9 thoughts on “DNF Chronicles: Two for the price of one

  1. Bust. I just put Macbeth on my mental list to add to my library holds. I am going to feel good about letting it go now as in true library fashion ALL of the good holds came in at once and I’ll be swamped for a while.

  2. I have the Macbeth – but now I don’t feel just so excited 😁 I start a lot if books and then don’t read on if they haven’t grabbed me so I’m with you on the benefits of a DNF.

  3. I’ve only DNF’d two this year, which is low for me. I’m also about to join a “reading the bible as literature” read along, so your comment about biblical prose gave me pause 😁 only the gospels tho. Can one DNF the Bible?? Lol

    • I would love to hear about it if you do DNF the Bible. The Old Testament has better stories but there’s a lot of “so and so beget so and so” over and over.
      I think I’ve DNF’d like 4 which is probably a record for me!

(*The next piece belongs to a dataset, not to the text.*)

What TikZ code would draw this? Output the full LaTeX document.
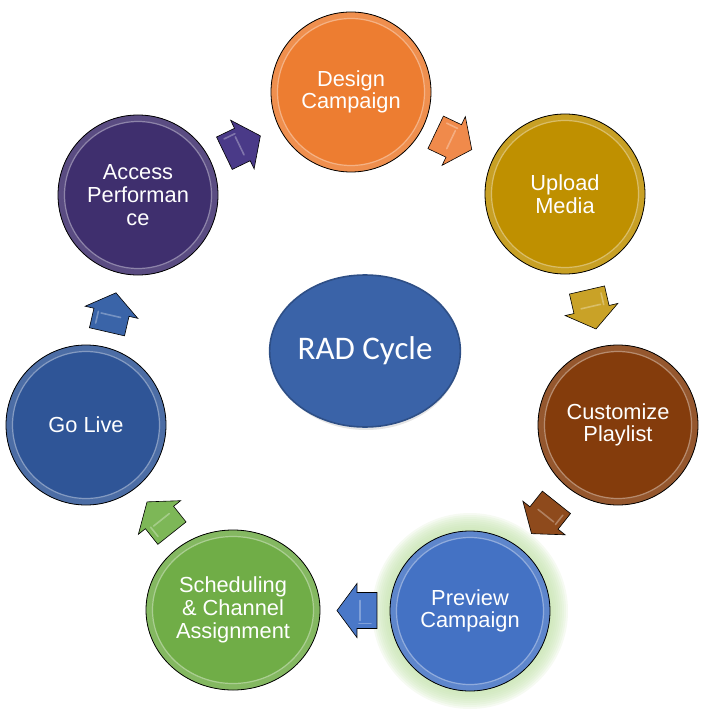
\documentclass[tikz,border=0pt]{standalone}
\usepackage{fontspec}
\setmainfont{Liberation Sans}
\newfontfamily\calibrifont{Carlito}
\usetikzlibrary{shapes.geometric,calc}
\definecolor{cOrange}{HTML}{ED7D31}
\definecolor{cGold}{HTML}{BF9000}
\definecolor{cBrown}{HTML}{843C0C}
\definecolor{cBlue}{HTML}{4472C4}
\definecolor{cGreen}{HTML}{70AD47}
\definecolor{cNavy}{HTML}{2F5597}
\definecolor{cPurple}{HTML}{3F2F6E}
\definecolor{cRad}{HTML}{3A63A8}
\definecolor{cGlow}{HTML}{C5E3AE}
\definecolor{aPurple}{HTML}{4A3A88}
\definecolor{aOrange}{HTML}{F08A4B}
\definecolor{aGold}{HTML}{C9A227}
\definecolor{aBrown}{HTML}{8E4A1C}
\definecolor{aBlue}{HTML}{4A78C8}
\definecolor{aGreen}{HTML}{7DB757}
\definecolor{aNavy}{HTML}{3A64A8}
\tikzset{
  stage/.style={ellipse, minimum width=160pt, minimum height=160pt, inner sep=0pt,
    fill=#1, draw=black, line width=0.8pt, text=white, align=center,
    font=\fontsize{21.8}{22.7}\selectfont,
    path picture={
      \draw[#1!86!white, line width=6pt]
        let \p1=($(path picture bounding box.north east)-(path picture bounding box.center)$) in
        (path picture bounding box.center) ellipse [x radius=\x1-3pt, y radius=\y1-3pt];
      \draw[white, opacity=0.4, line width=1.2pt]
        let \p1=($(path picture bounding box.north east)-(path picture bounding box.center)$) in
        (path picture bounding box.center) ellipse [x radius=\x1-6.5pt, y radius=\y1-6.5pt];
    }},
  blockarrow/.pic={
    \path[pic actions] (-20,-18) -- (0,-18) -- (0,-27) -- (20,0) -- (0,27) -- (0,18) -- (-20,18) -- cycle;
    \draw[white, opacity=0.3, line width=1.6pt, line cap=round]
      (-14,-13) -- (-2,-13);
    \draw[white, opacity=0.3, line width=1.6pt, line cap=round]
      (-3,10) -- (-3,-10);
  },
  arr/.style={fill=#1, draw=black, line width=0.6pt}
}
\begin{document}
\begin{tikzpicture}[x=1pt, y=-1pt]
\useasboundingbox (0,0) rectangle (704,714);
% glow behind Preview
\foreach \r in {82,84,...,98} {
  \fill[cGlow, opacity=0.16] (470,611) circle (\r);
}
\node[stage=cOrange] (des) at (351,92) {Design\\Campaign};
\node[stage=cGold] (upl) at (565,194) {Upload\\Media};
\node[stage=cBrown] (cus) at (618,425) {Customize\\Playlist};
\node[stage=cBlue] (pre) at (470,611) {Preview\\Campaign};
\node[stage=cGreen, minimum width=174pt] (sch) at (233,610) {Scheduling\\\& Channel\\Assignment};
\node[stage=cNavy] (gol) at (86,425) {Go Live};
\node[stage=cPurple] (acc) at (138,195) {Access\\Performan\\ce};
% centre
\fill[black, opacity=0.10] (366,353) ellipse [x radius=94, y radius=77];
\node[ellipse, minimum width=186pt, minimum height=152pt, inner sep=0pt,
  fill=cRad, draw=cRad!80!black, line width=1.6pt, text=white,
  font=\calibrifont\fontsize{33}{35}\selectfont] (rad) at (365,351) {RAD Cycle};
% arrows
\pic[arr=aPurple, rotate=25.8] (a1) at ($(acc)!0.49!(des)$) {blockarrow};
\pic[arr=aOrange, rotate=-25.5] (a2) at ($(des)!0.48!(upl)$) {blockarrow};
\pic[arr=aGold, rotate=-77] (a3) at ($(upl)!0.5!(cus)$) {blockarrow};
\pic[arr=aBrown, rotate=-128.5] (a4) at ($(cus)!0.5!(pre)$) {blockarrow};
\pic[arr=aBlue, rotate=180] (a5) at ($(pre)!0.477!(sch)$) {blockarrow};
\pic[arr=aGreen, rotate=128.5] (a6) at ($(sch)!0.5!(gol)$) {blockarrow};
\pic[arr=aNavy, rotate=77] (a7) at ($(gol)!0.49!(acc)$) {blockarrow};
\end{tikzpicture}
\end{document}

  4. The bible *is* a slog. Which is too bad, because there are lots of good stories there. I tried reading it in high school after my English teacher went on about how important it was for writers and readers to read the bible for all the literary references to it. I didn’t get very far.

    Too bad about MacBeth – when I saw Jo Nesbo was writing it, I thought it might be kind of cool. Oh well… another one I don’t have to read!

    Have you read Sweetness in the Belly by Camilla Gibb? It’s about a woman who travels to Ethiopia during the time of the Civil War. It’s been a while since I read it, but I think it was near the beginning of the war, in the 70s. It’s also a love story.

    • Right? I agree about the stories but it’s not really a book you can read cover to cover.

      I was totally bummed about the Nesbo for the same reason. Maybe my expectations were too high. It can’t be easy to write a story based on one that’s so well known.

      I haven’t! I’ve read Gibb’s memoir, This is Happy which I really enjoyed. I will have to look out for that one – thanks!

  5. I feel your pain, but am glad you’re finally liberated. I never used t oDNF but ocne i started my blog I knew there was no way I could finish everything and if I finished the bad stuff I’d write nothing but bitchy reviews!

    I loved New Boy, but am definitely taking a pass on this one. Thanks for saving me from it.